Because of my indecision I got there just a tad late. The band was on as I walked outside the arena to the front entrance. Squire hit this thundering note and I heard the building - no kidding - hit its resonance point or something because it VIBRATED loudly for a second or two. This made me hustle inside and the magic of Yes was in the air > but it was a teeny bopperish crowd. Rabin sounded out of tune and hacked Steve' s parts to bits in many places - as was his right. He wanted to be an individual. But to me more RESPECT should have been given to Steve' s parts by Trevor.
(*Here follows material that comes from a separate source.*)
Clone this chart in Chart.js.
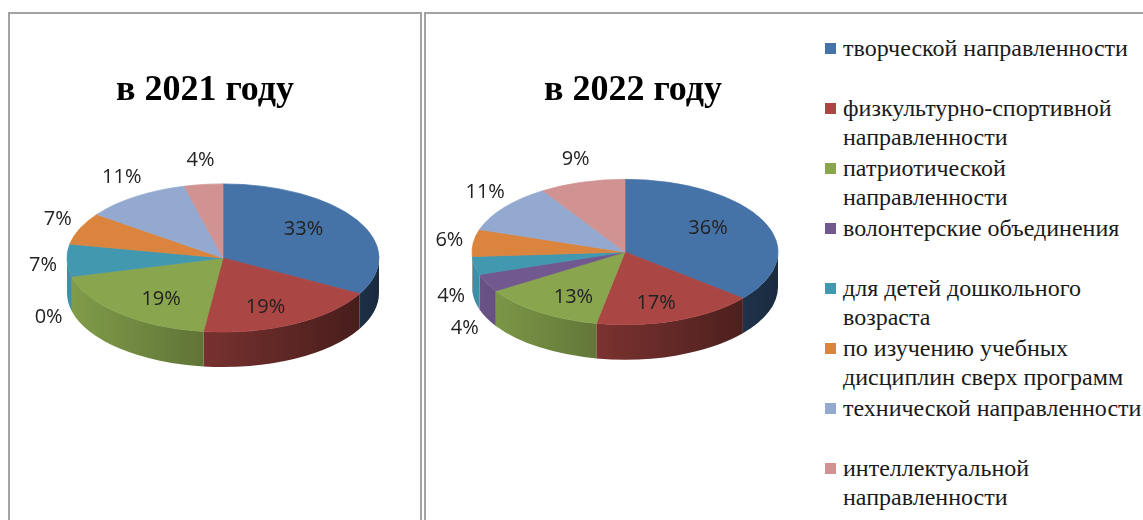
<!DOCTYPE html>
<html>
<head>
<meta charset="utf-8">
<script src="https://cdn.jsdelivr.net/npm/chart.js@4"></script>
<style>
  html, body { margin: 0; padding: 0; background: #fff; width: 1143px; height: 520px; overflow: hidden; }
  .panel { position: absolute; border: 2px solid #a3a3a3; box-sizing: border-box; }
  #p1 { left: 8px; top: 12px; width: 414px; height: 560px; }
  #p2 { left: 424px; top: 12px; width: 760px; height: 560px; }
  canvas { position: absolute; }
  .title { position: absolute; top: 70px; font-family: "Liberation Serif", "DejaVu Serif", serif; font-weight: bold; font-size: 36px; line-height: 36px; color: #000; white-space: nowrap; transform: translateX(-50%); }
  #legend { position: absolute; left: 825px; top: 34px; font-family: "Liberation Serif", "DejaVu Serif", serif; font-size: 24px; line-height: 29px; color: #1a1a1a; }
  .item { position: relative; height: 60px; padding-left: 18px; white-space: nowrap; }
  .sw { position: absolute; left: 0; top: 9px; width: 11px; height: 11px; }
</style>
</head>
<body>
<div class="panel" id="p1"></div>
<div class="panel" id="p2"></div>
<canvas id="c2021" width="410" height="506" style="left:10px;top:14px"></canvas>
<canvas id="c2022" width="390" height="506" style="left:426px;top:14px"></canvas>
<div class="title" id="t2021" style="left:205px"></div>
<div class="title" id="t2022" style="left:633px"></div>
<div id="legend"></div>
<script>
// данные
const titles = ['в 2021 году', 'в 2022 году'];
const categories = [
  ['творческой направленности'],
  ['физкультурно-спортивной', 'направленности'],
  ['патриотической', 'направленности'],
  ['волонтерские объединения'],
  ['для детей дошкольного', 'возраста'],
  ['по изучению учебных', 'дисциплин сверх программ'],
  ['технической направленности'],
  ['интеллектуальной', 'направленности']
];
const values2021 = [33, 19, 19, 0, 7, 7, 11, 4];
const values2022 = [36, 17, 13, 4, 4, 6, 11, 9];

const colors = ['#4572A7', '#AA4643', '#89A54E', '#71588F', '#4198AF', '#DB843D', '#93A9CF', '#D19392'];

function shade(hex, f) {
  const n = parseInt(hex.slice(1), 16);
  const r = Math.round(((n >> 16) & 255) * f);
  const g = Math.round(((n >> 8) & 255) * f);
  const b = Math.round((n & 255) * f);
  return `rgb(${r},${g},${b})`;
}

// псевдо-3D: боковая стенка + наклон круга в эллипс
const pie3d = {
  id: 'pie3d',
  beforeDatasetsDraw(chart, args, opts) {
    const ctx = chart.ctx;
    const arcs = chart.getDatasetMeta(0).data;
    const cx = arcs[0].x, cy = arcs[0].y, r = arcs[0].outerRadius;
    const ry = r * opts.tilt, depth = opts.depth;
    arcs.forEach((arc, i) => {
      const a0 = Math.max(arc.startAngle, 0);
      const a1 = Math.min(arc.endAngle, Math.PI);
      if (a1 <= a0) return;
      const col = chart.data.datasets[0].backgroundColor[i];
      const grad = ctx.createLinearGradient(cx - r, 0, cx + r, 0);
      grad.addColorStop(0, shade(col, 0.95));
      grad.addColorStop(1, shade(col, 0.38));
      ctx.beginPath();
      ctx.ellipse(cx, cy, r, ry, 0, a0, a1);
      ctx.ellipse(cx, cy + depth, r, ry, 0, a1, a0, true);
      ctx.closePath();
      ctx.fillStyle = grad;
      ctx.fill();
    });
    ctx.save();
    ctx.translate(cx, cy);
    ctx.scale(1, opts.tilt);
    ctx.translate(-cx, -cy);
  },
  afterDatasetsDraw(chart, args, opts) {
    const ctx = chart.ctx;
    ctx.restore();
    const arcs = chart.getDatasetMeta(0).data;
    const cx = arcs[0].x, cy = arcs[0].y, r = arcs[0].outerRadius;
    const ry = r * opts.tilt, depth = opts.depth;
    const data = chart.data.datasets[0].data;
    ctx.save();
    ctx.font = '20px "Open Sans", sans-serif';
    ctx.fillStyle = '#222';
    ctx.textAlign = 'center';
    ctx.textBaseline = 'middle';
    arcs.forEach((arc, i) => {
      const v = data[i];
      const m = (arc.startAngle + arc.endAngle) / 2;
      const c = Math.cos(m), s = Math.sin(m);
      let x, y;
      if (v >= 12) {
        x = cx + r * 0.6 * c;
        y = cy + ry * 1.25 * 0.6 * s;
      } else {
        x = cx + (r + 24) * c;
        y = cy + (ry + 24) * s + (s > 0 ? depth * Math.min(1, s / 0.25) : 0);
      }
      ctx.fillText(v + '%', x, y);
    });
    ctx.restore();
  }
};

function makePie(id, values, pad, radius) {
  return new Chart(document.getElementById(id), {
    type: 'pie',
    data: {
      labels: categories.map(c => c.join(' ')),
      datasets: [{
        data: values,
        backgroundColor: colors,
        borderColor: colors,
        borderWidth: values.map(v => (v ? 1 : 0)),
        radius: radius
      }]
    },
    options: {
      responsive: false,
      animation: false,
      events: [],
      devicePixelRatio: 1,
      layout: { padding: pad },
      plugins: {
        legend: { display: false },
        tooltip: { enabled: false },
        pie3d: { tilt: 0.475, depth: 35 }
      }
    },
    plugins: [pie3d]
  });
}

makePie('c2021', values2021, { left: 53, right: 37, top: 84, bottom: 102 }, 156);
makePie('c2022', values2022, { left: 39, right: 31, top: 78, bottom: 108 }, 153);

document.getElementById('t2021').textContent = titles[0];
document.getElementById('t2022').textContent = titles[1];

// легенда
const legend = document.getElementById('legend');
categories.forEach((lines, i) => {
  const item = document.createElement('div');
  item.className = 'item';
  const sw = document.createElement('span');
  sw.className = 'sw';
  sw.style.background = colors[i];
  item.appendChild(sw);
  lines.forEach((t, j) => {
    if (j) item.appendChild(document.createElement('br'));
    item.appendChild(document.createTextNode(t));
  });
  legend.appendChild(item);
});
</script>
</body>
</html>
I don' t know...after seeing In the Round shows...the lasers helped - Jon' s voice was Great...Chris still the best...Alan punding away...they DID have a modern sound. I left laughing at the Starship Trooper version though. It was an imposter of the versions the real (Wakeman/Howe) band can cook up. I yelled out a big "Imposters!" to get it off my chest and went home. So, I gave the show a C. (I heard expert reviewers on the way out saying "They were great. They sounded JUST LIKE the record." sarcastically..Hey!)
Now though?...I have learned to like it - alot. Can not wait until the 90125 live from Canada comes out in Aug. on DVD. Trevor got much better with age too. Loved the Generator, Union and Talk tours with him on stage.
Long winded, sorry - peace > out.
The 4/19, 1984 Lakeland, FL show was the second of two nights in Lakeland. Having been a YES fan for 5 years, this was my first YES show at the age of 16. The most memorable moment for me was the song Hearts. The live performance of this song and the lazer image of two hearts overlapping, spinning throughout the auditorium was truly a profound experience that is beyond words for me. Wonderful.
The most memorable part of the show: Trevor Rabin (sitting in front of the keyboards) and Tony Kaye interweaving their solos back and forth under an inverted cone of blue laser light. Yow.